Between 1861 and 1916, the period known as the Second Republic, at least 75 plays were written, of which only 18 were published. These theatrical productions were marked by the themes of indigenous culture, romanticism and regionalism.
During the period of American Occupation, protest works were staged against the foreign presence in the country. The play Los yanquis en Santo Domingo, by Rafael Damirón, is the most well known.
The Trujillo dictatorship institutionalized theatrical activity into cultural work that was to be promoted by the State through the founding of the National Theater Arts School, The School of Stage Art, and by building the National Theater of Fine Arts. The Spanish influence was still present with the Spanish refugee Emilio Aparicio as director of these schools.
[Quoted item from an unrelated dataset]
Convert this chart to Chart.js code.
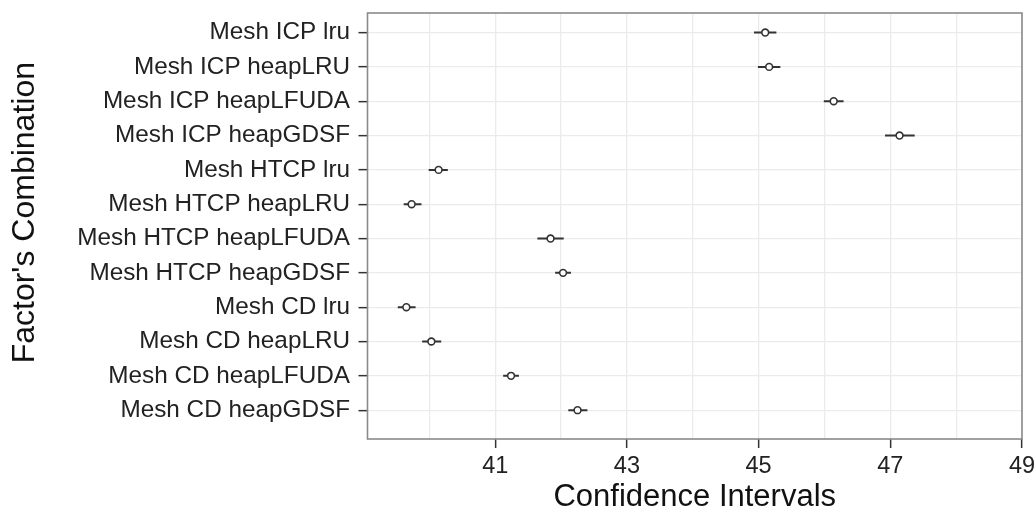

Acting reached new heights of professionalism.
Despite productions of North American and European plays, and the emergence of eminent national figures –Máximo Avilés Blonda, Franklin Domínguez, Luis José Germán, Santiago Lamela Leger, etc.– official obstacles and difficulties weighed heavily on Dominican theater.
The years after the emergence of democracy bought new theatrical horizons. Independent, experimental and protest groups as well as street theater groups have increased in number during this period. It is worth mentioning the work of the Gayumba Theater (Manuel Chapuseaux and Nives Santana), Iván García, María Castillo, Carlota Carretero, Reynaldo Disla, Ángel Haché, Fausto Grullón, Carlos Castro, Dionis Rufino, Germana Quintana, among many others whose work dignifies Dominican’s stages.